2. Amending Act of 1781:-

• Also known as the Act of Settlement and is basically passed by British government to rectify the defects of the Regulating Act of 1773.

• Exempted, the Governor General, The Council and The Servants from the jurisdiction of Supreme Court for their actions carried on by them in their official capacity.

• The revenue matters and matters arising in the collection of revenue were excluded from the jurisdiction of Supreme Court.

• The jurisdiction of Supreme Court is to apply on all the inhabitants of Calcutta and the court is to administer defendants as per their personal law i.e., Hindus were to be tried as per Hindu law and Muslims as per Mohammedan law.

• As per this act, appeals from the Provincial Court could be taken to Governor General in Council and not to the supreme court.

• This act empowers Governor General in Council to frame regulations for the Provincial Court and Council.

3. Pitt’s India Act of 1784 :-

• It distinguishes between commercial and political functioning of the company.

• Established a system of two government.

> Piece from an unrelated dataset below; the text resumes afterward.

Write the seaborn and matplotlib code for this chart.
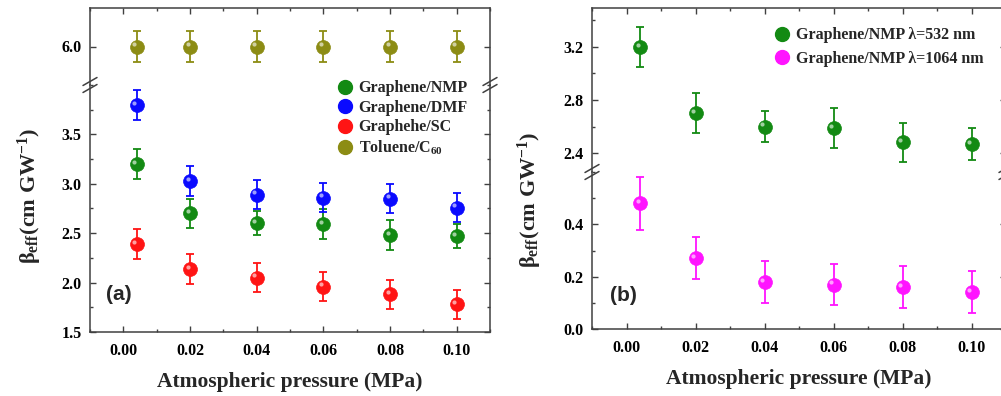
import numpy as np
import pandas as pd
import seaborn as sns
from matplotlib import pyplot as plt
from matplotlib.lines import Line2D
from matplotlib.ticker import MultipleLocator, FixedLocator, FormatStrFormatter
from matplotlib.transforms import offset_copy

# data
pressure = [0.004, 0.02, 0.04, 0.06, 0.08, 0.10]
nmp = [3.20, 2.70, 2.60, 2.59, 2.48, 2.47]
nmp_err = [0.15, 0.15, 0.12, 0.15, 0.15, 0.12]
dmf = [3.80, 3.03, 2.89, 2.86, 2.85, 2.76]
dmf_err = [0.15, 0.15, 0.15, 0.15, 0.15, 0.15]
sc = [2.39, 2.14, 2.05, 1.96, 1.88, 1.78]
sc_err = [0.15, 0.15, 0.15, 0.15, 0.15, 0.15]
toluene = [6.0, 6.0, 6.0, 6.0, 6.0, 6.0]
toluene_err = [0.16, 0.16, 0.16, 0.16, 0.16, 0.16]
nmp_1064 = [0.48, 0.27, 0.18, 0.17, 0.16, 0.14]
nmp_1064_err = [0.10, 0.08, 0.08, 0.08, 0.08, 0.08]

x_ticks = [0.00, 0.02, 0.04, 0.06, 0.08, 0.10]

labels_a = ["Graphene/NMP", "Graphene/DMF", "Graphehe/SC", "Toluene/C$_{60}$"]
labels_b = ["Graphene/NMP \u03bb=532 nm", "Graphene/NMP \u03bb=1064 nm"]

GREEN = "#138a13"
BLUE = "#0a0aff"
RED = "#ff1414"
OLIVE = "#8c8c14"
MAGENTA = "#ff14ff"

sns.set_theme(style="ticks")
plt.rcParams.update({
    "font.family": ["Liberation Serif", "DejaVu Serif"],
    "font.weight": "bold",
    "mathtext.fontset": "custom",
    "mathtext.rm": "Liberation Serif:bold",
    "mathtext.it": "Liberation Serif:bold",
    "mathtext.bf": "Liberation Serif:bold",
    "axes.edgecolor": "#404040",
    "axes.linewidth": 1.1,
    "xtick.direction": "in",
    "ytick.direction": "in",
    "xtick.color": "#404040",
    "ytick.color": "#404040",
    "xtick.labelcolor": "black",
    "ytick.labelcolor": "black",
})

W, H = 1001, 396
fig = plt.figure(figsize=(W / 100, H / 100), dpi=100)


def fpos(x0, x1, y0, y1):
    # pixel box -> figure fraction [left, bottom, width, height]
    return [x0 / W, 1 - y1 / H, (x1 - x0) / W, (y1 - y0) / H]


ax_a_top = fig.add_axes(fpos(90, 490, 8, 85))
ax_a_bot = fig.add_axes(fpos(90, 490, 85, 332))
ax_b_top = fig.add_axes(fpos(592, 1006, 8, 172))
ax_b_bot = fig.add_axes(fpos(592, 1006, 172, 329))


def draw_series(ax, x, y, err, color):
    ax.errorbar(x, y, yerr=err, fmt="none", ecolor=color, elinewidth=1.3,
                capsize=3.2, capthick=1.3, zorder=2)
    df = pd.DataFrame({"x": x, "y": y})
    sns.scatterplot(data=df, x="x", y="y", ax=ax, color=color, s=100,
                    edgecolor=color, linewidth=0.5, zorder=3, legend=False)
    # small highlight (upper left) to hint at the shaded ball markers
    shine = offset_copy(ax.transData, fig=fig, x=-1.6, y=1.6, units="points")
    ax.scatter(x, y, s=9, color="white", alpha=0.6, linewidths=0,
               zorder=4, transform=shine)


for ax in (ax_a_top, ax_a_bot):
    for y, e, c in [(nmp, nmp_err, GREEN), (dmf, dmf_err, BLUE),
                    (sc, sc_err, RED), (toluene, toluene_err, OLIVE)]:
        draw_series(ax, pressure, y, e, c)

for ax in (ax_b_top, ax_b_bot):
    draw_series(ax, pressure, nmp, nmp_err, GREEN)
    draw_series(ax, pressure, nmp_1064, nmp_1064_err, MAGENTA)

ax_a_top.set_ylim(5.61, 6.39)
ax_a_bot.set_ylim(1.5, 4.0)
ax_b_top.set_ylim(2.257, 3.494)
ax_b_bot.set_ylim(0.0, 0.6)

ax_a_top.yaxis.set_major_locator(FixedLocator([6.0]))
ax_a_bot.yaxis.set_major_locator(FixedLocator([1.5, 2.0, 2.5, 3.0, 3.5]))
ax_a_bot.yaxis.set_minor_locator(MultipleLocator(0.25))
ax_b_top.yaxis.set_major_locator(FixedLocator([2.4, 2.8, 3.2]))
ax_b_top.yaxis.set_minor_locator(MultipleLocator(0.2))
ax_b_bot.yaxis.set_major_locator(FixedLocator([0.0, 0.2, 0.4]))
ax_b_bot.yaxis.set_minor_locator(MultipleLocator(0.1))

for top, bot in ((ax_a_top, ax_a_bot), (ax_b_top, ax_b_bot)):
    for ax in (top, bot):
        ax.set_xlim(-0.01, 0.11)
        ax.xaxis.set_major_locator(FixedLocator(x_ticks))
        ax.xaxis.set_minor_locator(MultipleLocator(0.01))
        ax.yaxis.set_major_formatter(FormatStrFormatter("%.1f"))
        ax.set_xlabel("")
        ax.set_ylabel("")
        ax.tick_params(which="major", length=4.5, width=1.0, labelsize=11.5,
                       left=True, right=True, top=True, bottom=True)
        ax.tick_params(which="minor", length=2.5, width=1.0,
                       left=True, right=True, top=True, bottom=True)
        ax.tick_params(axis="y", pad=6)
        for lab in ax.get_yticklabels():
            lab.set_fontweight("bold")
    top.spines["bottom"].set_visible(False)
    top.tick_params(which="both", bottom=False, labelbottom=False)
    bot.spines["top"].set_visible(False)
    bot.tick_params(which="both", top=False)
    bot.tick_params(axis="x", pad=8)
    bot.set_xticklabels([f"{v:.2f}" for v in x_ticks], fontweight="bold")
    bot.set_xlabel("Atmospheric pressure (MPa)", fontsize=15.5,
                   fontweight="bold", labelpad=9)

    # break marks on both side spines
    p = bot.get_position()
    yj = p.y1
    for xs in (p.x0, p.x1):
        for dy in (3.5, -3.5):
            fig.add_artist(Line2D(
                [xs - 7 / W, xs + 7 / W],
                [yj + (dy - 4) / H, yj + (dy + 4) / H],
                color="#404040", lw=1.1, transform=fig.transFigure))

ax_a_bot.text(0.04, 0.15, "(a)", transform=ax_a_bot.transAxes,
              fontsize=15, fontweight="bold", family="Liberation Sans",
              va="center", ha="left")
ax_b_bot.text(0.043, 0.215, "(b)", transform=ax_b_bot.transAxes,
              fontsize=15, fontweight="bold", family="Liberation Sans",
              va="center", ha="left")

ylab = "\u03b2$_{\\mathrm{eff}}$(cm GW$^{\\mathrm{-1}}$)"
fig.text(30 / W, 1 - 196 / H, ylab, rotation=90, fontsize=16,
         fontweight="bold", ha="center", va="center")
fig.text(530 / W, 1 - 200 / H, ylab, rotation=90, fontsize=16,
         fontweight="bold", ha="center", va="center")


def handle(color):
    return Line2D([], [], ls="none", marker="o", markersize=10,
                  markerfacecolor=color, markeredgecolor=color)


fig.legend([handle(c) for c in (GREEN, BLUE, RED, OLIVE)], labels_a,
           loc="upper left", bbox_to_anchor=(321 / W, 1 - 66 / H),
           frameon=False, prop={"size": 11.5, "weight": "bold"},
           handletextpad=0.25, labelspacing=0.22, handlelength=1.2)
fig.legend([handle(c) for c in (GREEN, MAGENTA)], labels_b,
           loc="upper left", bbox_to_anchor=(758 / W, 1 - 13 / H),
           frameon=False, prop={"size": 11.5, "weight": "bold"},
           handletextpad=0.25, labelspacing=0.45, handlelength=1.2)

fig.savefig("out.png", dpi=100)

• Allowed the Court of Directors to manage commercial affairs and created a new body called Board of Control to manage the political affairs.

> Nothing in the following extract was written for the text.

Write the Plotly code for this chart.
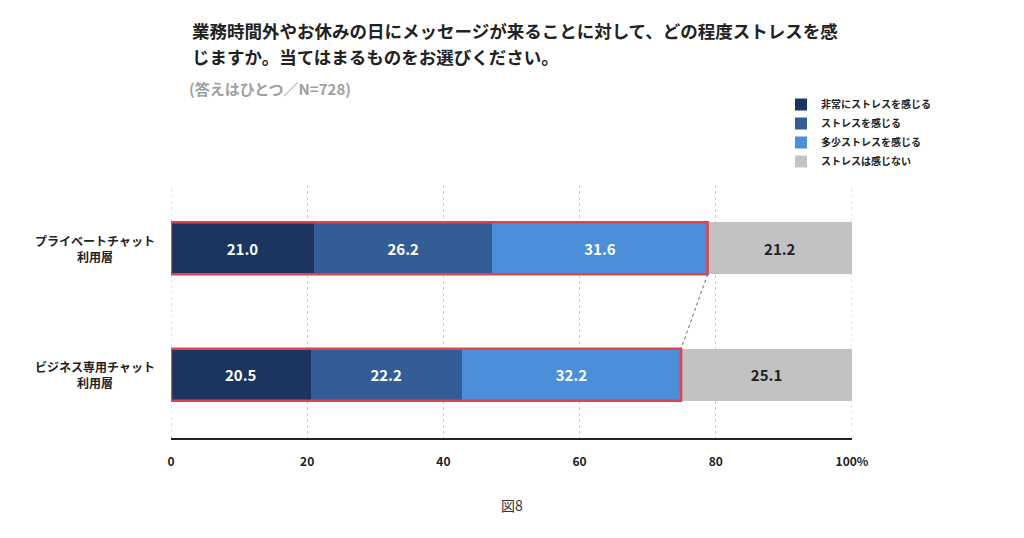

• Company’s territory in India called the British Possessions in India (for the first time)

• Empowered the Board of Control to supervise and direct all the operations of civil and military in India and also the revenue of the British possession in India.

• The British Government gets the supreme control over the company’s affairs and its administration in India.

4. Act of 1786 :-

• In 1786, Lord Cornwallis was appointed as t he Governor General of Bengal.

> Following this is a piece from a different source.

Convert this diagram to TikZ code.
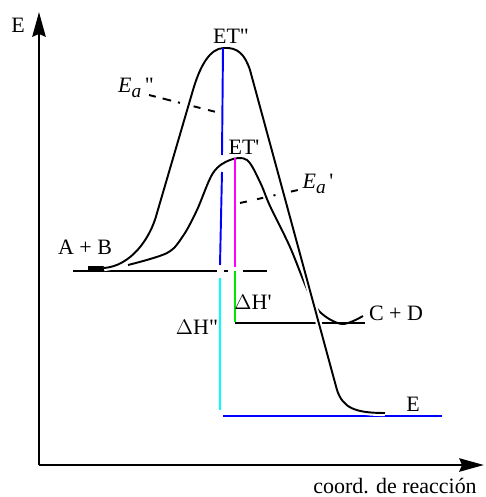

• This act was basically passed to make two provisions that were demanded by Lord Cornwallis to accept the post of Governor General of Bengal.

• They are –

a) He should be given power to override the decision of his council on some special cases; and

b) He would also be the Commander-in-Chief.

5. Charter Act of 1793 :-

• The power that is given to Lord Cornwallis has been extended to all the future Governor General and Governors of Presidencies

• Gave more power and control to Governor General over subordinate governments i.e., presidencies of Madras and Bombay

• Extended the trade Monopoly of the company in India for a period of another twenty years.

• As per the act, the Commander-in-Chief was not to be a member of the Governor General’s Council unless he was so appointed.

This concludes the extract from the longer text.